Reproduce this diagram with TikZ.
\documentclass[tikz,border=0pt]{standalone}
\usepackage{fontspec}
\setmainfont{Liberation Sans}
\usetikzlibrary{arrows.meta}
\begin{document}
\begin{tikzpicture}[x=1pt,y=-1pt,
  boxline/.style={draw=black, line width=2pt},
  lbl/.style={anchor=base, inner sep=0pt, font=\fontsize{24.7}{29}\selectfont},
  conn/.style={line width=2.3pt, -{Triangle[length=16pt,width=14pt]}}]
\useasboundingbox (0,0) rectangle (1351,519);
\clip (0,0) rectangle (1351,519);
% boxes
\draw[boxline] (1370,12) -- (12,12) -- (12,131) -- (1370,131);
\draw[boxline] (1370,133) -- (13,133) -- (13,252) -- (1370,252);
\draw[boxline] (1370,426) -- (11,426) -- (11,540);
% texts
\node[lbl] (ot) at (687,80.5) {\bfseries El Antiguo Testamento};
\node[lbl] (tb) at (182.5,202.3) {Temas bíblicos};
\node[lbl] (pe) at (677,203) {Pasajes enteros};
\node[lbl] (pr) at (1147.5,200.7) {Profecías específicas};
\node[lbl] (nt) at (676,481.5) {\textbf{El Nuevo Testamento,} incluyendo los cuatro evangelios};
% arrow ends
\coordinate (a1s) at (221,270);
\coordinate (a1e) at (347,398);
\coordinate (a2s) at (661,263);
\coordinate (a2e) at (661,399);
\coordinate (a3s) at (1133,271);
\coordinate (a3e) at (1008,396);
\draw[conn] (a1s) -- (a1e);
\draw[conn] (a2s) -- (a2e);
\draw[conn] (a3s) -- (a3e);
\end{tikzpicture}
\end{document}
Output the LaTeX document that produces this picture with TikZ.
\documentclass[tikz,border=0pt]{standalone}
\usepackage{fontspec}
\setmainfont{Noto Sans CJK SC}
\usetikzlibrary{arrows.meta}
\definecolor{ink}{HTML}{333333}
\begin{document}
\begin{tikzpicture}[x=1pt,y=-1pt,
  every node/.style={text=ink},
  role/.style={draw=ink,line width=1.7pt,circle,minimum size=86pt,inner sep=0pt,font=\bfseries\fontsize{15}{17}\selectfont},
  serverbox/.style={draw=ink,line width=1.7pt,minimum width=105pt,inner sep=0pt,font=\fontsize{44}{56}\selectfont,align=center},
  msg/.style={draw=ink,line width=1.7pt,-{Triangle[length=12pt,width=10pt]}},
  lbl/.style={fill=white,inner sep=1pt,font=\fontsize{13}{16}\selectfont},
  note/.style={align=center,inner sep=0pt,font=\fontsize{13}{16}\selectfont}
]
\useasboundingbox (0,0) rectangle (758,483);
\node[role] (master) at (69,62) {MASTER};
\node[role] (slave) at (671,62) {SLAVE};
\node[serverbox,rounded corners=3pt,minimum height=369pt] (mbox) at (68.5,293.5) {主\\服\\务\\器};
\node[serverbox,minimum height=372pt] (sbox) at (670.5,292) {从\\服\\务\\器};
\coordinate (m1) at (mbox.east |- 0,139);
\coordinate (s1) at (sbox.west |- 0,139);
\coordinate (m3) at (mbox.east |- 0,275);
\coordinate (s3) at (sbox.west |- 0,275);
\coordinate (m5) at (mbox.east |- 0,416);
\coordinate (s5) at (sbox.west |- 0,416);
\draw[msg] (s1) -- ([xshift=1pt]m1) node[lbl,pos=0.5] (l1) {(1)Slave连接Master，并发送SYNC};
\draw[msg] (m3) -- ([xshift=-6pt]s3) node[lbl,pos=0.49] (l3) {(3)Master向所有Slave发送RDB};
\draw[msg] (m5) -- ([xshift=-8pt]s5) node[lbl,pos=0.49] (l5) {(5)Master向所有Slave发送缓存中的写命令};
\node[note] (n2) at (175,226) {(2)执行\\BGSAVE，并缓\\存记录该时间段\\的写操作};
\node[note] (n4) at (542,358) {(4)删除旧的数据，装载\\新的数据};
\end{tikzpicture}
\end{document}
+--
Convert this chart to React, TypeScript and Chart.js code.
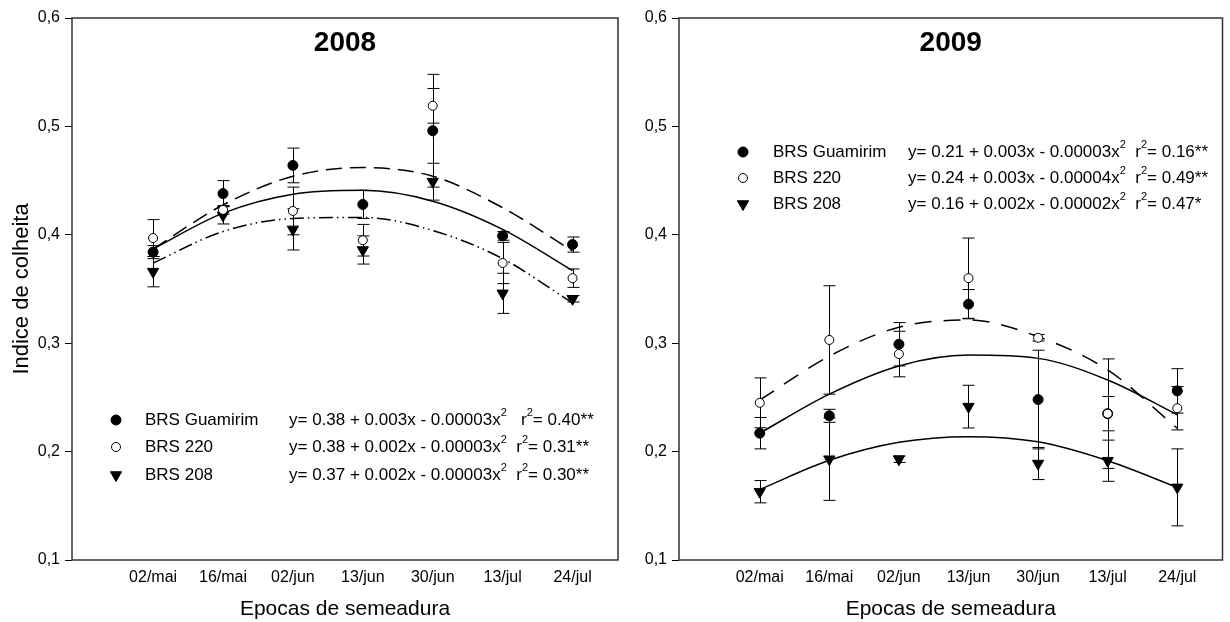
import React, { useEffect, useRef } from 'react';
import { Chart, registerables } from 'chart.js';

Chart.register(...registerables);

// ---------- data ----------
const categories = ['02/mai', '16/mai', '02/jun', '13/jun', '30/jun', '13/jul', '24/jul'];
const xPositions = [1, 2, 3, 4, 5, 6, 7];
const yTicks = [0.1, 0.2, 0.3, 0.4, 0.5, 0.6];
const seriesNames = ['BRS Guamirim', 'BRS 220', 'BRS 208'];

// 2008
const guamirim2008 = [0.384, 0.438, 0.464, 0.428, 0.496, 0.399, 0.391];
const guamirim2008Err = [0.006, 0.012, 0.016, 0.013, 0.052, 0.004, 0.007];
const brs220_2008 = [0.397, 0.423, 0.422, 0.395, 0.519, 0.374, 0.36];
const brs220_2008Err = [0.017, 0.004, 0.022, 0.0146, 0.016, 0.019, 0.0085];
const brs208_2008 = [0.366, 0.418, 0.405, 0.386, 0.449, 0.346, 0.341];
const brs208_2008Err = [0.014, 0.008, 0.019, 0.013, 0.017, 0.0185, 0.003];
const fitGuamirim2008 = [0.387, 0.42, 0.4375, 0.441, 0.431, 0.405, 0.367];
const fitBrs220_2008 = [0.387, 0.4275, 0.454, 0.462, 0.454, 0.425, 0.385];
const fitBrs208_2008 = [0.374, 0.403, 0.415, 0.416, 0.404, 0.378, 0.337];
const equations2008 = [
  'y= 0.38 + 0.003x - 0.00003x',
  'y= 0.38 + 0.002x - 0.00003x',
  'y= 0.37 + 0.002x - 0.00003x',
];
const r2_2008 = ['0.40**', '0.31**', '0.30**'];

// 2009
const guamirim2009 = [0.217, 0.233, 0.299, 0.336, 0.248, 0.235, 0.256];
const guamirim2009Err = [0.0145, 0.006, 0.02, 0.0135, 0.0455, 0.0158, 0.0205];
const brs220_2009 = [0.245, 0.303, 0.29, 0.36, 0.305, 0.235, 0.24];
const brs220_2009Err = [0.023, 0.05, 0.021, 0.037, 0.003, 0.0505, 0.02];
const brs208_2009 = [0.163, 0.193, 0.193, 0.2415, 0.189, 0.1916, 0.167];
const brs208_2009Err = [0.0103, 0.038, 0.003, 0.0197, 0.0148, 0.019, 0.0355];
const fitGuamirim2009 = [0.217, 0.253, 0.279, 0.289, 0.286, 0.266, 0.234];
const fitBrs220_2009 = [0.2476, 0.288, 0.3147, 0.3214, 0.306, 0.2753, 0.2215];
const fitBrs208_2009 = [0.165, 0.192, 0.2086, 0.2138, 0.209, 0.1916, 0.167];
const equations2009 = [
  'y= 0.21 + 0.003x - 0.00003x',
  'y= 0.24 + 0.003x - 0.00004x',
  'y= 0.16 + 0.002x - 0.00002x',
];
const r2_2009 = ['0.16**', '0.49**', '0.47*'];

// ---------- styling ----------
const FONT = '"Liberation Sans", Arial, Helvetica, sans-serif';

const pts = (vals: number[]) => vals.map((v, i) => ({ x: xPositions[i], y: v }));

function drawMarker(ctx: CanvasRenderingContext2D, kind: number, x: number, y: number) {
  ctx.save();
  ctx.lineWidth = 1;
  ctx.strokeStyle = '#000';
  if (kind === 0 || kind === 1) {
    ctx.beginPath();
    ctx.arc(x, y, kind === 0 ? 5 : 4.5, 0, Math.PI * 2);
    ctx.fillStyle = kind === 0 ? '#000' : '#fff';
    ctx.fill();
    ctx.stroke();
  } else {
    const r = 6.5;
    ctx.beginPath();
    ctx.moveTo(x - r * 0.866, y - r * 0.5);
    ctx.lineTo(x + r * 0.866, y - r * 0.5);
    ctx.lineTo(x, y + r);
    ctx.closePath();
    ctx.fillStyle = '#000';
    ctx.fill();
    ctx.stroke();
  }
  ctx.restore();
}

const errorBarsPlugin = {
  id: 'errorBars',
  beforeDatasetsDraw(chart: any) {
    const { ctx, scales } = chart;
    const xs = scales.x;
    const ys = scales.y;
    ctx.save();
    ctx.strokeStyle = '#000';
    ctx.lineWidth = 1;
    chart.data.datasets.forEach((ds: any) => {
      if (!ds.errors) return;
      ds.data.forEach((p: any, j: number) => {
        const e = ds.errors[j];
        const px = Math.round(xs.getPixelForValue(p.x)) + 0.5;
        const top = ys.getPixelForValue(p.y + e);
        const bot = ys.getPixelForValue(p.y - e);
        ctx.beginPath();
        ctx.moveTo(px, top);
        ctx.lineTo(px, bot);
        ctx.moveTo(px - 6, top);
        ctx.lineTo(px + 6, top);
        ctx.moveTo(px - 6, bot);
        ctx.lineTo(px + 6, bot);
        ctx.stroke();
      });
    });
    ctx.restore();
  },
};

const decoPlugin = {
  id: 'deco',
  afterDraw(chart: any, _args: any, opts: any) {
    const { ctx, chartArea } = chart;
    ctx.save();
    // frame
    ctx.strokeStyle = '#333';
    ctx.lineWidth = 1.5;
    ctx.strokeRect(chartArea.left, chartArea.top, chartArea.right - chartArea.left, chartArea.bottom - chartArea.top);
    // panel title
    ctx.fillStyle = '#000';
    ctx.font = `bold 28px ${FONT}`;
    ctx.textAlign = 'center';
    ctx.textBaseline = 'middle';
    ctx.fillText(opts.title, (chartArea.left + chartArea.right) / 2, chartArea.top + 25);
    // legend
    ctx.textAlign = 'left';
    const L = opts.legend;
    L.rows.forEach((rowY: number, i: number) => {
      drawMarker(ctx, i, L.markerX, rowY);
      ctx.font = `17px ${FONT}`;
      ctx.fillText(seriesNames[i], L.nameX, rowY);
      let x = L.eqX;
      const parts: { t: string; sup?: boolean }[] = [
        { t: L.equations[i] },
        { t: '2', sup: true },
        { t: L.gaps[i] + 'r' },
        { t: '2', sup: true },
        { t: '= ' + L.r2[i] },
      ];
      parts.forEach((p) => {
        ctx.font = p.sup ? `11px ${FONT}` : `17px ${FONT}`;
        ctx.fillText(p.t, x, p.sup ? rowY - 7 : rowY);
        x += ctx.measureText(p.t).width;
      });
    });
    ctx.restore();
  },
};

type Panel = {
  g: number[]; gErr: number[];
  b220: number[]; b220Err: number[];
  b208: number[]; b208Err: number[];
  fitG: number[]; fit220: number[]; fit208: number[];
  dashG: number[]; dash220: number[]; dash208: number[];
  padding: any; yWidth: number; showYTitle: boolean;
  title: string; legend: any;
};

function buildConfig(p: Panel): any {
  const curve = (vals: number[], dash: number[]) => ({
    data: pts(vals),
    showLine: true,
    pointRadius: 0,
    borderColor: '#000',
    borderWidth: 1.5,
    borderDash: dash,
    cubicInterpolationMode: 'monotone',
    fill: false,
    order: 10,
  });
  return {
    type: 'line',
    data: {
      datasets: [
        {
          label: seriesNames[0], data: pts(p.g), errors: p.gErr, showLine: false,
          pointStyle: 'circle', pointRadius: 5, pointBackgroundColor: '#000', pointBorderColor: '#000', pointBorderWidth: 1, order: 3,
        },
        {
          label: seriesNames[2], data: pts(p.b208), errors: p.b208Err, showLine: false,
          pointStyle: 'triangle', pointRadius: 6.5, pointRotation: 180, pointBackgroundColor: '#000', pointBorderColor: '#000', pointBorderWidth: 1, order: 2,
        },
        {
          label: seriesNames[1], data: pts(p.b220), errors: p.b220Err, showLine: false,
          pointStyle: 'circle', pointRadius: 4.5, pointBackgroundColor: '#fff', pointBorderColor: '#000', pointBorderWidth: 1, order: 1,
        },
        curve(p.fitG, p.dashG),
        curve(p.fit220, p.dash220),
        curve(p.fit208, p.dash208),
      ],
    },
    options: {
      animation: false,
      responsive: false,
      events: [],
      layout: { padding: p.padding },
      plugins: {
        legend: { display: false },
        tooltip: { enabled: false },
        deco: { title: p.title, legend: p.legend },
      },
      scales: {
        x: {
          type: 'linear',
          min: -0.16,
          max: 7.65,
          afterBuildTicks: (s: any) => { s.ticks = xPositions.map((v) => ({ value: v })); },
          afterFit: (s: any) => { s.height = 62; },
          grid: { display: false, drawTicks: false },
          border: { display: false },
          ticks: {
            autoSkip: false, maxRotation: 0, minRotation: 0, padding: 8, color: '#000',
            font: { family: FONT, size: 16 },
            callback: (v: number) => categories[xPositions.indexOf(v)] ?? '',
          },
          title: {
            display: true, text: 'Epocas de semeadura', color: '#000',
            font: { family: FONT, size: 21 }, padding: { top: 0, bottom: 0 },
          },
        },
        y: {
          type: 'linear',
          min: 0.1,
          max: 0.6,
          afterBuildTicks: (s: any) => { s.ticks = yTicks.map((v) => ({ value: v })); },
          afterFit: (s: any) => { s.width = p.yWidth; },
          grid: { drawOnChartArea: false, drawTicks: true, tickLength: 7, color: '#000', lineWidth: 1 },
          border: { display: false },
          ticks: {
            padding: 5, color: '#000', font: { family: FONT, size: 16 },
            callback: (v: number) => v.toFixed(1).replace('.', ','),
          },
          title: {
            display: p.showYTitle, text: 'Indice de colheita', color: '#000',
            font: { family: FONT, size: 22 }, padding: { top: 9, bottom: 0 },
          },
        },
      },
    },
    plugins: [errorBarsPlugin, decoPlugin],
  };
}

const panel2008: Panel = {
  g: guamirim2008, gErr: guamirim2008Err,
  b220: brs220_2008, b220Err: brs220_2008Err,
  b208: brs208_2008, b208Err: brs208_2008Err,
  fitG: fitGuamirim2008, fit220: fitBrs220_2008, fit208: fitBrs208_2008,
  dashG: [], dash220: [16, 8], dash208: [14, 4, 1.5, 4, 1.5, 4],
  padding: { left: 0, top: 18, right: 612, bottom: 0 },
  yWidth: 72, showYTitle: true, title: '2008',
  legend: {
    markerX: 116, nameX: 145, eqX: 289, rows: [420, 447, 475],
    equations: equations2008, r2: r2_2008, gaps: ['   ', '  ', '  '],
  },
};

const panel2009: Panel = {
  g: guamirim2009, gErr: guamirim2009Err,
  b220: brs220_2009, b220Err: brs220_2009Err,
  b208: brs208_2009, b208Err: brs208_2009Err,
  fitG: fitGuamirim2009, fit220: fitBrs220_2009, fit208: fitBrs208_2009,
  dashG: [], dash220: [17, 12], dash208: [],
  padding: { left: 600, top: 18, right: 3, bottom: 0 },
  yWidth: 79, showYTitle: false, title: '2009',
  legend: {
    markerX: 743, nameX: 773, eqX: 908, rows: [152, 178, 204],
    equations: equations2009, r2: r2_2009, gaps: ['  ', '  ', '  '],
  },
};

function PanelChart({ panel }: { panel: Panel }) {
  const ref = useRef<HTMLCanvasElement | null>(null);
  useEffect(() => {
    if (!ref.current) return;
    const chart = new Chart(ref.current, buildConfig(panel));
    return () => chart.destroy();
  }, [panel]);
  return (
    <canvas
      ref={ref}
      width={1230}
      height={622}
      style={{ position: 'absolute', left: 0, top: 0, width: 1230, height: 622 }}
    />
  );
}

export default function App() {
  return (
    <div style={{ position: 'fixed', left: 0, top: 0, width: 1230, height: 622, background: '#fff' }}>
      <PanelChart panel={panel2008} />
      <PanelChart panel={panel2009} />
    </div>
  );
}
+--
Brief
Using the data above, set down each line from the line with "Convert this chart" to the line with "const seriesNames = ['BRS" exactly, both ends included, and leave the pictures behind. Nothing else belongs.

Completed task
Convert this chart to React, TypeScript and Chart.js code.
import React, { useEffect, useRef } from 'react';
import { Chart, registerables } from 'chart.js';

Chart.register(...registerables);

// ---------- data ----------
const categories = ['02/mai', '16/mai', '02/jun', '13/jun', '30/jun', '13/jul', '24/jul'];
const xPositions = [1, 2, 3, 4, 5, 6, 7];
const yTicks = [0.1, 0.2, 0.3, 0.4, 0.5, 0.6];
const seriesNames = ['BRS Guamirim', 'BRS 220', 'BRS 208'];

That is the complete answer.